In 2024, QAV Ltd renewed their partnership with CBM, the Global Disability Charity, through support of their Neglected Tropical Diseases (NTDs) programme.
NTDs – such as trachoma, lymphatic filariasis, and onchocerciasis (river blindness) – bring immense suffering to those affected. They thrive mainly in rural areas, conflict zones, and hard-to-reach regions that lack quality and affordable healthcare services, and where access to clean water and sanitation is very restricted.
Those with an NTD live with constant pain, and it can impact an individual’s ability to earn a living or attend school. The stigma and discrimination that they and their families face can be devastating.
Lymphatic filariasis is caused by an infection from a parasitic worm spread by mosquitoes, which damages the immune system and can lead to the swelling and enlargement of body parts (elephantiasis), causing pain, severe disability and social stigma. River Blindness is also caused by a parasitic worm and spread by blackflies. It leads to severe itching, disfiguring skin conditions and visual impairment, including permanent blindness.
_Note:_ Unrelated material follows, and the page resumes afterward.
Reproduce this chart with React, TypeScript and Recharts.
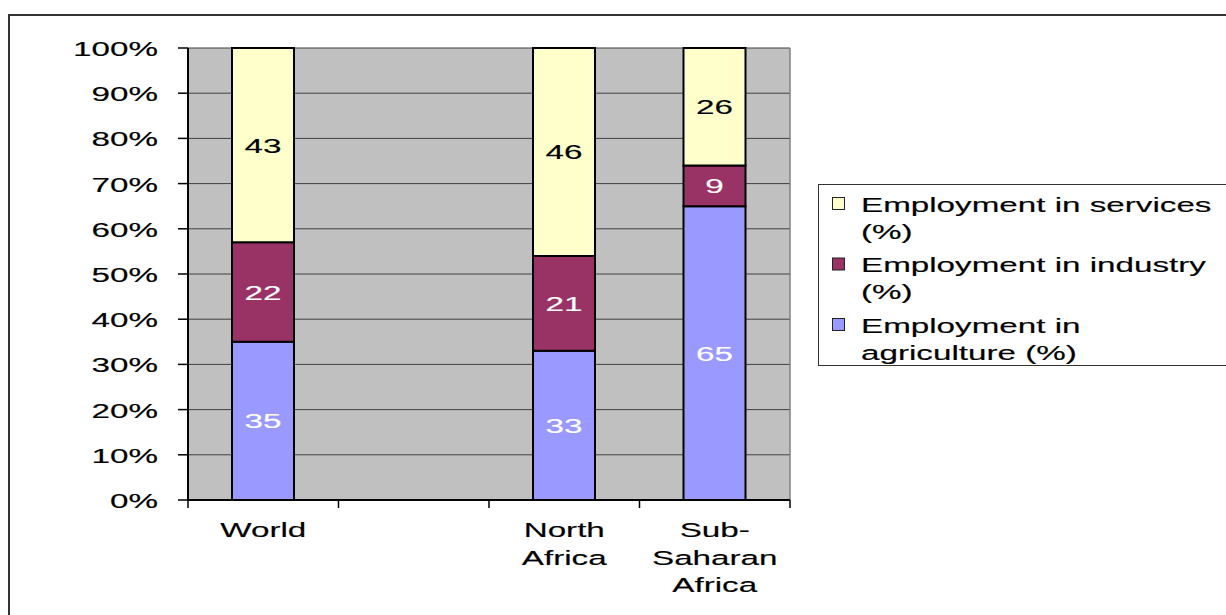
import React from "react";
import { BarChart, Bar, XAxis, YAxis, CartesianGrid, LabelList, Legend } from "recharts";

// Employment shares by sector (%), one empty slot between World and the African regions
const regions = ["World", "", "North Africa", "Sub-Saharan Africa"];
const agriculture = [35, null, 33, 65];
const industry = [22, null, 21, 9];
const services = [43, null, 46, 26];

const percentTicks = [0, 10, 20, 30, 40, 50, 60, 70, 80, 90, 100];

const SERIES = [
  { key: "agriculture", name: "Employment in agriculture (%)", fill: "#9999FF", labelColor: "#FFFFFF" },
  { key: "industry", name: "Employment in industry (%)", fill: "#993366", labelColor: "#FFFFFF" },
  { key: "services", name: "Employment in services (%)", fill: "#FFFFCC", labelColor: "#000000" },
];

const data = regions.map((region, i) => ({
  region,
  agriculture: agriculture[i],
  industry: industry[i],
  services: services[i],
}));

const FONT = "'Liberation Sans', Arial, sans-serif";
const FONT_SIZE = 20.5;
const STRETCH = 1.62;

function WideText({ x, y, anchor = "middle", fill = "#000", children }: any) {
  return (
    <text
      transform={`translate(${x},${y}) scale(${STRETCH},1)`}
      textAnchor={anchor}
      fill={fill}
      stroke={fill}
      strokeWidth={0.15}
      fontFamily={FONT}
      fontSize={FONT_SIZE}
    >
      {children}
    </text>
  );
}

const PercentTick = ({ x, y, payload }: any) => (
  <WideText x={x} y={y + 8} anchor="end">{`${payload.value}%`}</WideText>
);

// region names break at spaces and after hyphens; tick marks sit on the slot edges
const RegionTick = ({ x, y, payload, visibleTicksCount }: any) => {
  const lines = String(payload.value).replace("-", "- ").split(" ").filter(Boolean);
  const half = payload.offset || 0;
  const last = payload.index === (visibleTicksCount ?? regions.length) - 1;
  return (
    <g>
      <line x1={x - half} x2={x - half} y1={y} y2={y + 8} stroke="#000" strokeWidth={1.5} />
      {last && <line x1={x + half} x2={x + half} y1={y} y2={y + 8} stroke="#000" strokeWidth={1.5} />}
      {lines.map((line: string, i: number) => (
        <WideText key={i} x={x} y={y + 37 + i * 27.6}>{line}</WideText>
      ))}
    </g>
  );
};

const valueLabel = (color: string) => (props: any) => {
  const { x, y, width, height, value } = props;
  if (value == null) return null;
  return (
    <WideText x={x + width / 2} y={y + height / 2 + 7.5} fill={color}>{value}</WideText>
  );
};

function wrapWords(text: string, maxChars: number) {
  const out: string[] = [];
  let line = "";
  text.split(" ").forEach(word => {
    const next = line ? `${line} ${word}` : word;
    if (next.length > maxChars && line) {
      out.push(line);
      line = word;
    } else {
      line = next;
    }
  });
  if (line) out.push(line);
  return out;
}

const SectorLegend = ({ payload }: any) => {
  const items = [...(payload || [])].reverse();
  return (
    <svg width={420} height={184} style={{ display: "block" }}>
      <rect x={0.5} y={0.5} width={460} height={181} fill="#FFFFFF" stroke="#333333" strokeWidth={1} />
      {items.map((item: any, i: number) => {
        const base = 27.5 + i * 60.5;
        const lines = wrapWords(item.value, 23);
        return (
          <g key={item.value}>
            <rect x={14.5} y={base - 14} width={12} height={12} fill={item.color} stroke="#222222" strokeWidth={1} />
            {lines.map((line, j) => (
              <WideText key={j} x={43} y={base + j * 27} anchor="start">{line}</WideText>
            ))}
          </g>
        );
      })}
    </svg>
  );
};

export default function App() {
  return (
    <div style={{ position: "fixed", left: 0, top: 0, width: 1226, height: 615, overflow: "hidden", background: "#FFFFFF" }}>
      <div style={{ position: "absolute", left: 8, top: 14, width: 1300, height: 700, border: "2px solid #333333" }} />
      <div style={{ position: "absolute", left: 0, top: 0 }}>
        <BarChart
          width={1226}
          height={615}
          data={data}
          margin={{ top: 48, right: 436, bottom: 114, left: 0 }}
          barSize={62}
        >
          <CartesianGrid vertical={false} stroke="#404040" fill="#C0C0C0" />
          {/* right edge of the plot area */}
          <CartesianGrid
            horizontal={false}
            stroke="#808080"
            strokeWidth={1.5}
            verticalCoordinatesGenerator={({ offset }: any) => [offset.left + offset.width]}
          />
          <XAxis
            dataKey="region"
            interval={0}
            tick={<RegionTick />}
            tickLine={false}
            tickSize={0}
            tickMargin={0}
            axisLine={{ stroke: "#000000", strokeWidth: 2 }}
            height={1}
          />
          <YAxis
            domain={[0, 100]}
            ticks={percentTicks}
            width={188}
            tick={<PercentTick />}
            tickSize={10}
            tickMargin={20}
            tickLine={{ stroke: "#000000", strokeWidth: 1.5 }}
            axisLine={{ stroke: "#000000", strokeWidth: 2 }}
          />
          {SERIES.map(s => (
            <Bar
              key={s.key}
              dataKey={s.key}
              name={s.name}
              stackId="sector"
              fill={s.fill}
              stroke="#000000"
              strokeWidth={2}
              isAnimationActive={false}
            >
              <LabelList dataKey={s.key} content={valueLabel(s.labelColor)} />
            </Bar>
          ))}
          <Legend
            layout="vertical"
            align="center"
            verticalAlign="middle"
            content={<SectorLegend />}
            wrapperStyle={{ left: 818, top: 184, width: 420, height: 184 }}
          />
        </BarChart>
      </div>
    </div>
  );
}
Around 200,000 NTD deaths occur annually, and 1.7 billion people worldwide (21% of the world’s population) are affected by, or at risk of, one or more of these chronic and disabling diseases.
“Sometimes, I think of going out, but I do not because of the shame of being among other people” Woman from Nigeria with lymphatic filariasis.
CBM’s NTD programmes aims to tackle both the cause and the effect (physical, social and mental health) of NTDs on individuals and their families. They aim to tackle them in a range of different ways to deliver a more comprehensive solution:
Last year, globally, CBM protected 2.56m people from Neglected Tropical Diseases.
CBM’s partnership with QAV Ltd supports our vital work in Nigeria, which accounts for about 25% of the burden of NTDs in Africa. By working together, we can deliver better outcomes for individuals and communities whose lives have been blighted by NTDs, lifting them out of the poverty-disability cycle and overcoming the stigma that so many face.
“Even the borehole near me I can’t fetch from there or even the well because the people won’t allow me” Adult with an NTD.